One thing I love about my adopted country is the widespread cultural contempt for dullness. Unlike North Americans, intelligent British people rarely drone on in a witless or self-aggrandising manner. They deflect, make jokes and generally aim to please. But there is one boring subject no one here ever seems to tire of and that is schooling. One Canadian speaks out in The Spectator.
‘So where do your kids go?’ I’ve learned is just as loaded and inescapable a London dinner party question as ‘What do you do?’ or ‘Where are you on Brexit?’
If you choose private, you’d better have a plausible explanation (e.g. ‘We just didn’t want to make our child the social experiment’). And if you choose state, you’d better mention how ‘absolutely brilliant’ the school is, lest anyone think you didn’t put years of thought and research into the decision.
But where I live, in a semi-gentrified patch of north-west London, taking a blasé attitude to schooling is tantamount to an extreme form of child neglect.
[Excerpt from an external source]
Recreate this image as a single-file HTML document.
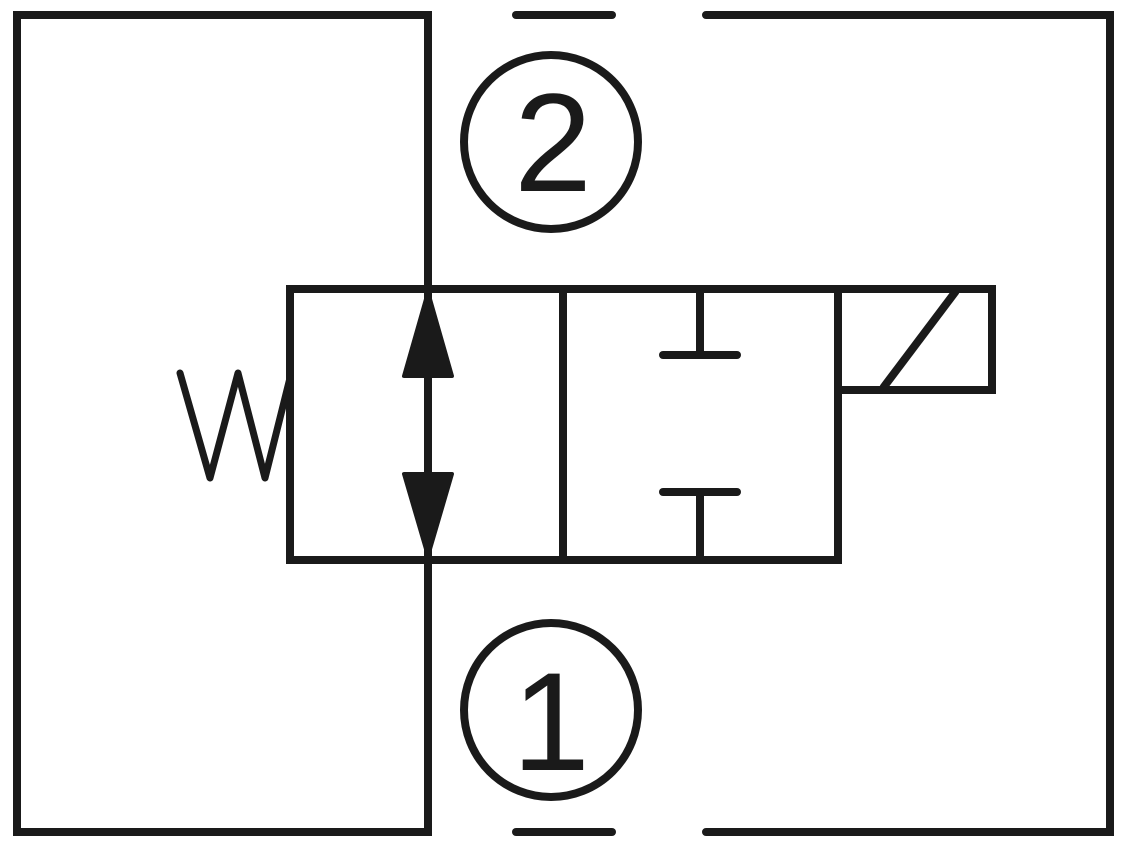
<!DOCTYPE html>
<html><head><style>html,body{margin:0;padding:0;background:#fff;}svg{display:block}</style></head>
<body>
<svg width="1124" height="855" viewBox="0 0 1124 855" xmlns="http://www.w3.org/2000/svg">
<g fill="none" stroke="#1a1a1a" stroke-width="8" stroke-linecap="butt" stroke-linejoin="miter">
<polyline points="428,560 428,832 17,832 17,15 428,15 428,289"/>
<line x1="516" y1="15" x2="612" y2="15" stroke-linecap="round"/>
<line x1="516" y1="832" x2="612" y2="832" stroke-linecap="round"/>
<polyline points="706,15 1110,15 1110,832 706,832" stroke-linecap="round"/>
<circle cx="551" cy="142" r="87"/>
<circle cx="551" cy="710" r="87"/>
<rect x="290" y="289" width="548" height="271"/>
<line x1="563" y1="289" x2="563" y2="560"/>
<polyline points="838,289 992,289 992,390 838,390"/>
<line x1="883" y1="388" x2="956" y2="291"/>
<line x1="428" y1="289" x2="428" y2="560"/>
<line x1="700" y1="289" x2="700" y2="355"/>
<line x1="663" y1="355" x2="737" y2="355" stroke-linecap="round"/>
<line x1="700" y1="492" x2="700" y2="560"/>
<line x1="663" y1="492" x2="737" y2="492" stroke-linecap="round"/>
<polyline points="180,373 210,478 238,373 265,478 290,378" stroke-width="7" stroke-linejoin="round" stroke-linecap="round"/>
</g>
<g fill="#1a1a1a" stroke="#1a1a1a" stroke-width="4" stroke-linejoin="round">
<polygon points="428,292 404,376 452,376"/>
<polygon points="428,556 404,474 452,474"/>
</g>
<text x="553" y="191" font-family="Liberation Sans, sans-serif" font-size="140" text-anchor="middle" fill="#1a1a1a">2</text>
<text x="551" y="770" font-family="Liberation Sans, sans-serif" font-size="140" text-anchor="middle" fill="#1a1a1a">1</text>
</svg>
</body></html>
Breeders round here — as in most middle-class enclaves in Britain — seem to assume that all responsible parents should be tied up in knots over the question. Mothers, in particular, are expected to be consumed with educational anxiety — to lose sleep fretting and devote a significant portion of our waking hours into researching and discussing the question of schools with our friends and neighbours. The system is ‘competitive’, I’ve been told, and it’s important to strive for the best to ensure our children don’t get ‘left behind’. (Where are they going to get left? In the pub? Would that be so bad?)
I’d chalk it all up to virtue signalling and competitive anxiety if I hadn’t watched so many people turn their lives upside down over it. For instance, it is not uncommon for otherwise reasonable people in my postcode to do the following in pursuit of a ‘good’ school place:
1) Spend two years or more attending church while not believing in God even the teeniest tiniest bit.
2) Move house to get into a ‘better’ catchment area.
3) Take out loans to afford private tuition.
4) Take out a second or third mortgage to afford private tuition.
5) Take a year-long sabbatical from work to help their child prepare for the 11 plus.
6) Have one parent (invariably the mother) stop work altogether to ‘support the process’ of finding/getting into the right school.
Here in the UK, it’s normal for parents to take on all the responsibility for their kids’ schooling. We’re happy to do so because it’s received truth that school choice matters deeply for our children, far more than other factors like economic advantage, family culture and genetics. Why else would the chattering classes spend so much time freaking out about it?
In fact, almost all major research disputes this. This is not to say that school choice doesn’t matter — just that it’s a factor among many others. If you’re poor, academic achievement can still be a ticket to a better life — but for most well-supported middle-class kids in Britain today, what school they go to will not make a huge difference in the long run.
One of the reasons I find the British obsession with education curious is because I don’t really have a dog in the fight. It doesn’t offend me if rich people send their kids to private schools or religious people send their kids to religious schools. I know there are huge societal issues at stake and that education is the engine of social mobility etc, but on a superficial dinner party level, I don’t really care. What I do worry about is not dying of boredom before my youngest goes off to uni.